- Directions for this task: Exactly retype the lines from the top of the data through the line containing "const NG = 3;", leaving out every picture.

= = = = = = =

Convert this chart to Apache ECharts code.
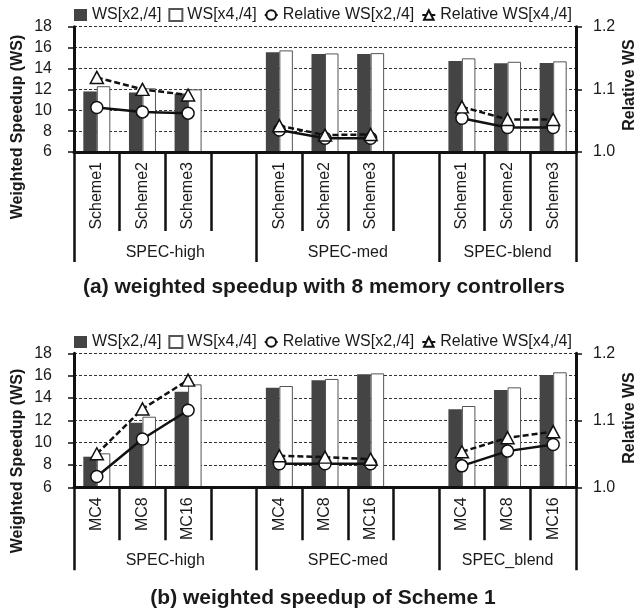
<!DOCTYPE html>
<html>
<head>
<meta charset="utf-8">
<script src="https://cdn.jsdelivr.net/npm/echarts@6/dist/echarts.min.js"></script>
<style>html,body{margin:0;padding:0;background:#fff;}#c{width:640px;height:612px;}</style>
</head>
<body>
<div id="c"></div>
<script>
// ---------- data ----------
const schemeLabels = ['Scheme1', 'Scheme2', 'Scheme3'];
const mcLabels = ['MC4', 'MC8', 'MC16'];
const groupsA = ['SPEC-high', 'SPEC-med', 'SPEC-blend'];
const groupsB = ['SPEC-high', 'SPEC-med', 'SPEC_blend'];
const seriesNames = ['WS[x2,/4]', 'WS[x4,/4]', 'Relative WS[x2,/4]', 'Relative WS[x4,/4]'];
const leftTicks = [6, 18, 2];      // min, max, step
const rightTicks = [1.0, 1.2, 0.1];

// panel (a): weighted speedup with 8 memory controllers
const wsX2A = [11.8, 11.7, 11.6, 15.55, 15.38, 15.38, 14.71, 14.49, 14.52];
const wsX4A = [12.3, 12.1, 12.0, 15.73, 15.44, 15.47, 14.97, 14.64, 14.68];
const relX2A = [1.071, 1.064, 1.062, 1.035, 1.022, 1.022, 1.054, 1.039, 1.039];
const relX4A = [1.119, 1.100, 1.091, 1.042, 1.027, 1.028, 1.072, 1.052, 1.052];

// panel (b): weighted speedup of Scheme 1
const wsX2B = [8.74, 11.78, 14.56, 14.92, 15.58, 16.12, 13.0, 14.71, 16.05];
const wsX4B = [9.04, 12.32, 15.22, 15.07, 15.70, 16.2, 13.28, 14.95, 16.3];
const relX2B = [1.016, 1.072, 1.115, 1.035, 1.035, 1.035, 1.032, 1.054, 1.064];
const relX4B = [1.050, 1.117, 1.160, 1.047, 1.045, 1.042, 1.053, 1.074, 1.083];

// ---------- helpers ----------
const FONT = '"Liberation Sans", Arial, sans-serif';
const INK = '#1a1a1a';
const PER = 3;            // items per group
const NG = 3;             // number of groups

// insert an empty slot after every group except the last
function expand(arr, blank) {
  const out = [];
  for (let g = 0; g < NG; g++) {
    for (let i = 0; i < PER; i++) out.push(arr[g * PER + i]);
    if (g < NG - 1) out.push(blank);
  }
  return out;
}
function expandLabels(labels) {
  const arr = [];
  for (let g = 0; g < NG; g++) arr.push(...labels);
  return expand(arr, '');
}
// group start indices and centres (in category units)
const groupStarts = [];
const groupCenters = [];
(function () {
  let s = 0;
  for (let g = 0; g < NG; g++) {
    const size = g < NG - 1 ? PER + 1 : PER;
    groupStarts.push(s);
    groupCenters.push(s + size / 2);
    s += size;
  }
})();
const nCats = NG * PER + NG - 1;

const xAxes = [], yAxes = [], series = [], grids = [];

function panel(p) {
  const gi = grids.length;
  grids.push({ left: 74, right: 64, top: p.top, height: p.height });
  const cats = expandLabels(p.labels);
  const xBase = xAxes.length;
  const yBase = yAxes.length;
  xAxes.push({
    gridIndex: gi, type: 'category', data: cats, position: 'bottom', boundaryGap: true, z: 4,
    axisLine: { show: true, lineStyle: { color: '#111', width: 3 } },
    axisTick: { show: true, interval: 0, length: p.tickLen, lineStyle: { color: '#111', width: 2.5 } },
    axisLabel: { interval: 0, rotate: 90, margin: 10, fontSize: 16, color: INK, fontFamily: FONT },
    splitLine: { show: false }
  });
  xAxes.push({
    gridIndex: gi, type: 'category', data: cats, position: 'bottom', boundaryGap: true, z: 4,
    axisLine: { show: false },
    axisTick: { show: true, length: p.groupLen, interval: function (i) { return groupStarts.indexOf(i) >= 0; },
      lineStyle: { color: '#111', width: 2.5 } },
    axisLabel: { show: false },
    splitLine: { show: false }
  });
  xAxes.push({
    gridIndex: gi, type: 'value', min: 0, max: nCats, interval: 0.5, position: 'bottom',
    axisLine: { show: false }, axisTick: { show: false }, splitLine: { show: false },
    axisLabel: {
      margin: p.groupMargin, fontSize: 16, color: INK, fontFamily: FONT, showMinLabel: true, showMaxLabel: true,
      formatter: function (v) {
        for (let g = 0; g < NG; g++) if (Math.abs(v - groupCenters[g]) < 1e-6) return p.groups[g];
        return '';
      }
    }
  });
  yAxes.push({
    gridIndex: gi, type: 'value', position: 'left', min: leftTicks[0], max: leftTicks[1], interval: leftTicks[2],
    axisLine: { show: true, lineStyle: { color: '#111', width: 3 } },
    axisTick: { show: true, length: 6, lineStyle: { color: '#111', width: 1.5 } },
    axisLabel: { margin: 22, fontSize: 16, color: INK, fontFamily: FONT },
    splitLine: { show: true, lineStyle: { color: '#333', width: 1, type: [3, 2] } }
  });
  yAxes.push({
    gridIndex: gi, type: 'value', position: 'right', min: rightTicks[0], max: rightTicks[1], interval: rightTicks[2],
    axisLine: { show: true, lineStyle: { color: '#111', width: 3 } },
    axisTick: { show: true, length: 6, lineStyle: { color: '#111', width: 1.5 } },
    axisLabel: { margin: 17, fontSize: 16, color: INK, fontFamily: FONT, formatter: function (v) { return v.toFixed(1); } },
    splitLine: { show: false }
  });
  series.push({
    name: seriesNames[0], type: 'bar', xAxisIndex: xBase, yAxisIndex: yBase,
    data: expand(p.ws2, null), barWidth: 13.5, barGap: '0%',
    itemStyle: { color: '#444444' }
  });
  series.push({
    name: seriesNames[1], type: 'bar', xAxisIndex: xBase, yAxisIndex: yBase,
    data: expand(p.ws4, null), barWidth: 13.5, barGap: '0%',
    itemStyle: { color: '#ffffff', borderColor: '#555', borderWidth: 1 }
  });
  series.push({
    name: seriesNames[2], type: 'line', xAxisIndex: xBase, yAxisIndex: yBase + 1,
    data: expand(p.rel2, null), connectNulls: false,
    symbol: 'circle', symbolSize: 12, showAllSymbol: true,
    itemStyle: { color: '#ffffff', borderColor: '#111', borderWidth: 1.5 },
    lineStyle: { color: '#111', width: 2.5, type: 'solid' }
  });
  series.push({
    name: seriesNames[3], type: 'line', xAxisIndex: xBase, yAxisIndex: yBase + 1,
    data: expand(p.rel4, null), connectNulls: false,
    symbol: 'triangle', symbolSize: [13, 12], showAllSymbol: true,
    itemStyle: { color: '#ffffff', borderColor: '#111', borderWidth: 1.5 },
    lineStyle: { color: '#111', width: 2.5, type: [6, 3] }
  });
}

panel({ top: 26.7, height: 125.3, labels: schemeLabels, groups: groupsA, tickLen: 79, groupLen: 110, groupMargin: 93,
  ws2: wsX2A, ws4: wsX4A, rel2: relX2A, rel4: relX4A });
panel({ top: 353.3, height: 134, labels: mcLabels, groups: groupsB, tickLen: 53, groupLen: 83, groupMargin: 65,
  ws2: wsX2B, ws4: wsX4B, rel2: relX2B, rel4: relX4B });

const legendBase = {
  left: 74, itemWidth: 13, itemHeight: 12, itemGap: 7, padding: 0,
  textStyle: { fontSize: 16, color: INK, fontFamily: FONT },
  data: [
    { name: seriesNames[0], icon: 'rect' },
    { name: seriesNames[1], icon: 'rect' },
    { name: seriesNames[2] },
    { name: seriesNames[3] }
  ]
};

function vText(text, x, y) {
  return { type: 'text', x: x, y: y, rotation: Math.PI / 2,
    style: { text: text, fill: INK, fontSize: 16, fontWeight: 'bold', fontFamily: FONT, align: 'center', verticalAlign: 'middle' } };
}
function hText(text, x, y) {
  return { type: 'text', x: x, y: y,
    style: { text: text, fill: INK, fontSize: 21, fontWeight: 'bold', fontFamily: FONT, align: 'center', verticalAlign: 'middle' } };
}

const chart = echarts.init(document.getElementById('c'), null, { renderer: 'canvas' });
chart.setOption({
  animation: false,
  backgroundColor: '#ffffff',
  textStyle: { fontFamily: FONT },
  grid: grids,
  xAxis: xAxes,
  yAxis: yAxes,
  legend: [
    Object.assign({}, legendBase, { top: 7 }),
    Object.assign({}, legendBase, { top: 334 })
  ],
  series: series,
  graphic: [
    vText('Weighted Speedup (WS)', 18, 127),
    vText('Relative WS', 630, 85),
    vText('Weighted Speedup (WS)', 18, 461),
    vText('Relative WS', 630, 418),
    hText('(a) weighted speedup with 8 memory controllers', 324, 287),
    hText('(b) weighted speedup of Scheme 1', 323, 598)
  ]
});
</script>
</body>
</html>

= = = = = = =

- Response to this exercise:
Convert this chart to Apache ECharts code.
<!DOCTYPE html>
<html>
<head>
<meta charset="utf-8">
<script src="https://cdn.jsdelivr.net/npm/echarts@6/dist/echarts.min.js"></script>
<style>html,body{margin:0;padding:0;background:#fff;}#c{width:640px;height:612px;}</style>
</head>
<body>
<div id="c"></div>
<script>
// ---------- data ----------
const schemeLabels = ['Scheme1', 'Scheme2', 'Scheme3'];
const mcLabels = ['MC4', 'MC8', 'MC16'];
const groupsA = ['SPEC-high', 'SPEC-med', 'SPEC-blend'];
const groupsB = ['SPEC-high', 'SPEC-med', 'SPEC_blend'];
const seriesNames = ['WS[x2,/4]', 'WS[x4,/4]', 'Relative WS[x2,/4]', 'Relative WS[x4,/4]'];
const leftTicks = [6, 18, 2];      // min, max, step
const rightTicks = [1.0, 1.2, 0.1];

// panel (a): weighted speedup with 8 memory controllers
const wsX2A = [11.8, 11.7, 11.6, 15.55, 15.38, 15.38, 14.71, 14.49, 14.52];
const wsX4A = [12.3, 12.1, 12.0, 15.73, 15.44, 15.47, 14.97, 14.64, 14.68];
const relX2A = [1.071, 1.064, 1.062, 1.035, 1.022, 1.022, 1.054, 1.039, 1.039];
const relX4A = [1.119, 1.100, 1.091, 1.042, 1.027, 1.028, 1.072, 1.052, 1.052];

// panel (b): weighted speedup of Scheme 1
const wsX2B = [8.74, 11.78, 14.56, 14.92, 15.58, 16.12, 13.0, 14.71, 16.05];
const wsX4B = [9.04, 12.32, 15.22, 15.07, 15.70, 16.2, 13.28, 14.95, 16.3];
const relX2B = [1.016, 1.072, 1.115, 1.035, 1.035, 1.035, 1.032, 1.054, 1.064];
const relX4B = [1.050, 1.117, 1.160, 1.047, 1.045, 1.042, 1.053, 1.074, 1.083];

// ---------- helpers ----------
const FONT = '"Liberation Sans", Arial, sans-serif';
const INK = '#1a1a1a';
const PER = 3;            // items per group
const NG = 3;             // number of groups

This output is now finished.